┌──

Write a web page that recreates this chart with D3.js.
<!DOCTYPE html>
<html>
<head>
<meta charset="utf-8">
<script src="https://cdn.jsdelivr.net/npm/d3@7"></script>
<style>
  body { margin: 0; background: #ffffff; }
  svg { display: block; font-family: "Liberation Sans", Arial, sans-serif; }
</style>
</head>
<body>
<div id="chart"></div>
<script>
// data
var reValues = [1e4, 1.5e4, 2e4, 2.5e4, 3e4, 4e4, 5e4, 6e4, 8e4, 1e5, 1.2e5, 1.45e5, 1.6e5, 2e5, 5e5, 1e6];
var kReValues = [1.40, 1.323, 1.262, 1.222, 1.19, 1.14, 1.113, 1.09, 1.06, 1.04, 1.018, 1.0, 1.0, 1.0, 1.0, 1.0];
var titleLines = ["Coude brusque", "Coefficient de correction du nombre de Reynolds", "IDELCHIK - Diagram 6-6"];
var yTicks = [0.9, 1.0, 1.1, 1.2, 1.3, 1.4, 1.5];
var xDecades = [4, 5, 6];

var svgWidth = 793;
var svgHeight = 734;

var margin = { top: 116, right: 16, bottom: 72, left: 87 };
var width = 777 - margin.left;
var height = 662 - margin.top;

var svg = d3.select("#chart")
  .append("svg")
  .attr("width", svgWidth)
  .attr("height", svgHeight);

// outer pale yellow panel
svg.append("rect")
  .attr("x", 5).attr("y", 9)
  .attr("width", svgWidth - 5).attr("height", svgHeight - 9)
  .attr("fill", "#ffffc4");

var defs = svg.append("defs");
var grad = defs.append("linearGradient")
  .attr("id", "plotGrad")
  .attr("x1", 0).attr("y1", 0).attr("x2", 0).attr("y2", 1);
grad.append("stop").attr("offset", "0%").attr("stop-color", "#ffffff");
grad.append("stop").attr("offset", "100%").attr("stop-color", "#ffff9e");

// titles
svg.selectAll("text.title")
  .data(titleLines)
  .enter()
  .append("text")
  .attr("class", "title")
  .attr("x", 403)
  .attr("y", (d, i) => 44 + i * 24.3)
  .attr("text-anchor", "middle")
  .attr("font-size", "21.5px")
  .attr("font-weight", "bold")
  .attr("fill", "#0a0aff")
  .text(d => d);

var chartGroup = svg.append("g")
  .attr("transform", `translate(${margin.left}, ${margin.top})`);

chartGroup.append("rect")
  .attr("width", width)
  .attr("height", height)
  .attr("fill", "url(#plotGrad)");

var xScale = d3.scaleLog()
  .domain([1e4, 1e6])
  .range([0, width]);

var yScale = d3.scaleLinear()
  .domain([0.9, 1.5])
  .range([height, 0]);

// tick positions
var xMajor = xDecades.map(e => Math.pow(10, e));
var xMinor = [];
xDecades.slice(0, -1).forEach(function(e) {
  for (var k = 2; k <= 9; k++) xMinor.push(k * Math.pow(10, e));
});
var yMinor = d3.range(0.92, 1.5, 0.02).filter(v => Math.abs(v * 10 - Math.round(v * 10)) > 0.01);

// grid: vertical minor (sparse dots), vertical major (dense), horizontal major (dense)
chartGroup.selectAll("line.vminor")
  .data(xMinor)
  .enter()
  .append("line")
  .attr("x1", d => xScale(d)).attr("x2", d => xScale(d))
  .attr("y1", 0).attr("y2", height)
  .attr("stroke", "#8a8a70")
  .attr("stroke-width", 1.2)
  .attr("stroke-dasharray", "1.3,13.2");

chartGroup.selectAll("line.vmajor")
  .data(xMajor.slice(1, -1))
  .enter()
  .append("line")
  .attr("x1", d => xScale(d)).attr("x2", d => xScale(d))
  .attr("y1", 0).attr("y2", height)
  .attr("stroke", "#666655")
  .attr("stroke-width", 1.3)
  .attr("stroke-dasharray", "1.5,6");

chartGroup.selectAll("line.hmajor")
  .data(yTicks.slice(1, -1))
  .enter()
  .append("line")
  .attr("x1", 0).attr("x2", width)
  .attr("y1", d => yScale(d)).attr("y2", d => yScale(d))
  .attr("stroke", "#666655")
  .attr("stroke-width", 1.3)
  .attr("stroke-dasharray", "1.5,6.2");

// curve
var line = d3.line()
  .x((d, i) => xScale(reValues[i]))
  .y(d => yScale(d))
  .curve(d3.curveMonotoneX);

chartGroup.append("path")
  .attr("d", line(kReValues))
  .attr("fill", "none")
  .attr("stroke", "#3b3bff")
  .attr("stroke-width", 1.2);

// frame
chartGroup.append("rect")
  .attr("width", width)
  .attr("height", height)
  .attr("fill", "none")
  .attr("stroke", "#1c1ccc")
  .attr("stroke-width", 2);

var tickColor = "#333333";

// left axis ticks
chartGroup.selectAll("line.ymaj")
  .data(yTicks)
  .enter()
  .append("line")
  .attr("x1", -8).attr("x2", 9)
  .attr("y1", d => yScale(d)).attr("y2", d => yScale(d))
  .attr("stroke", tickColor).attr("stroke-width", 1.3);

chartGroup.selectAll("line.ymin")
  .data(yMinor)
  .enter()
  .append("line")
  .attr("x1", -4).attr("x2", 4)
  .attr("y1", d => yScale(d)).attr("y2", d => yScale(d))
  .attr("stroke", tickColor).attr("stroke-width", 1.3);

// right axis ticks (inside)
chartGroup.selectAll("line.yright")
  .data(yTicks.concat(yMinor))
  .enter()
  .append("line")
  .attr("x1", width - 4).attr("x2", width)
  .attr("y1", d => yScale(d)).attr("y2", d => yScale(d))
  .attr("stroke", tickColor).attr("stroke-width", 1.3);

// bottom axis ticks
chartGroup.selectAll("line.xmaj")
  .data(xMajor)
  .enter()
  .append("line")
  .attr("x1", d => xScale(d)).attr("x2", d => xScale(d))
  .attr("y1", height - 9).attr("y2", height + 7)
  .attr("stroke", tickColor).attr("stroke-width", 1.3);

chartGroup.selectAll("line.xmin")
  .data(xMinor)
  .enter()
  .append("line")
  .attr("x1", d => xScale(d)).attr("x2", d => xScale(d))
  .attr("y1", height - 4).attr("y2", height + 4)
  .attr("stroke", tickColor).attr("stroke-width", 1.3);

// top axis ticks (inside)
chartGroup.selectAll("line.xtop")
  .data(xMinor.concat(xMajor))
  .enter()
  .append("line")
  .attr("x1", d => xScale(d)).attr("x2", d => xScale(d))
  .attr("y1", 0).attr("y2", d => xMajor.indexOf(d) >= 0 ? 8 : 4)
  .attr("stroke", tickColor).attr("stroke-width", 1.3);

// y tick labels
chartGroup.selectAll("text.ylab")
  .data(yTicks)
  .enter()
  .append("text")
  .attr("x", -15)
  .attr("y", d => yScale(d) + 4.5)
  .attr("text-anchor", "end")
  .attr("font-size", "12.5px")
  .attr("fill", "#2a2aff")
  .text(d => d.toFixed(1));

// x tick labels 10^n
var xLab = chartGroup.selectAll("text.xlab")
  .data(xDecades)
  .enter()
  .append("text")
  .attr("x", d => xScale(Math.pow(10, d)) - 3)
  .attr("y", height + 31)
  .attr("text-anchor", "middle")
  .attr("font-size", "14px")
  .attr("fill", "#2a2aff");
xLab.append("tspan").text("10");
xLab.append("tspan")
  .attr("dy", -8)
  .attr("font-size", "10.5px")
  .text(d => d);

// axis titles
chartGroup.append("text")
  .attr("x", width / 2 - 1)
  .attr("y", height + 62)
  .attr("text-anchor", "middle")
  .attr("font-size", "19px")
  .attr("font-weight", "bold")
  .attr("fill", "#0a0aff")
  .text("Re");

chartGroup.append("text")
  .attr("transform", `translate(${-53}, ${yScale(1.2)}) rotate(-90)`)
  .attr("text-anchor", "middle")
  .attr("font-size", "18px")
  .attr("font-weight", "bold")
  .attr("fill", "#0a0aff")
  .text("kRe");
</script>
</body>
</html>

└──

**WORK TO BE COMPLETED:**
Please give an exact restatement of only the lines from the beginning of the material above to the line with "var xDecades = [4, 5, 6];", inclusive.

**TASK ANSWER:**
Write a web page that recreates this chart with D3.js.
<!DOCTYPE html>
<html>
<head>
<meta charset="utf-8">
<script src="https://cdn.jsdelivr.net/npm/d3@7"></script>
<style>
  body { margin: 0; background: #ffffff; }
  svg { display: block; font-family: "Liberation Sans", Arial, sans-serif; }
</style>
</head>
<body>
<div id="chart"></div>
<script>
// data
var reValues = [1e4, 1.5e4, 2e4, 2.5e4, 3e4, 4e4, 5e4, 6e4, 8e4, 1e5, 1.2e5, 1.45e5, 1.6e5, 2e5, 5e5, 1e6];
var kReValues = [1.40, 1.323, 1.262, 1.222, 1.19, 1.14, 1.113, 1.09, 1.06, 1.04, 1.018, 1.0, 1.0, 1.0, 1.0, 1.0];
var titleLines = ["Coude brusque", "Coefficient de correction du nombre de Reynolds", "IDELCHIK - Diagram 6-6"];
var yTicks = [0.9, 1.0, 1.1, 1.2, 1.3, 1.4, 1.5];
var xDecades = [4, 5, 6];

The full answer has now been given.